Recent polling shows that support for the Conservative Party of Canada (CPC) under leader Pierre Poilievre is hitting positive levels not seen since the early days of former Prime Minister Stephen Harper. Indeed, a Federal @338Canada model has the “Outcome Odds” for a Conservative majority government at 95%.

A recentLeger poll shows the Conservatives taking some 211 seats, a gain of 90 seats (well over the majority of 170 needed) with the Trudeau Liberals losing some 90 seats to win only 70 if an election were held today.

As for Downe, he claimed that “If the next Liberal Leader is able to bring the party back to the center of the political spectrum, Liberals have a chance of being re-elected.”

He also suggested in a recent Hill Times interview that he thinks Trudeau could step down as party leader as early as February 2024. This was the same month in 1984 that Trudeau’s father, Pierre Elliott Trudeau, decided he was not going to seek re-election. Later that same year, the Conservatives under Brian Mulroney won in a landslide.

As for Justin Trudeau, his government has been embroiled in scandal after scandal, the latest being a controversy around a three-year carbon tax “pause” he announced last week on home heating oil but only in Atlantic Canadian province.

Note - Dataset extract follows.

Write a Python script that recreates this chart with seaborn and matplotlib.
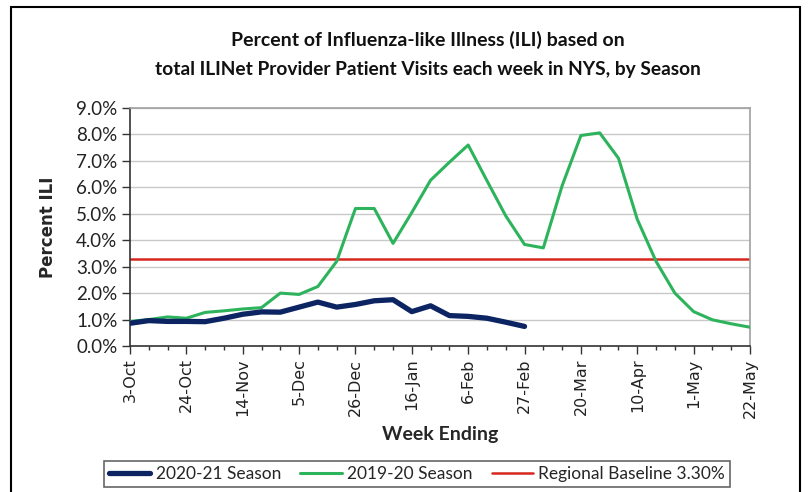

After making this announcement, provincial leaders from Alberta, Saskatchewan, Ontario, and Manitoba all called for the carbon tax break to be applied to all of Canada.

Poilievre dared Trudeau to call a “carbon tax” election so Canadians can decide for themselves if they want a government for or against a tax that has caused home heating bills to double in some provinces.

Today, the CPC will try to force the hand of the federal government when a motion introduced last week calling for the carbon tax to be paused for all Canadians is slated to be voted on. This motion has support from the New Democratic Party (NDP), which means its passage is likely.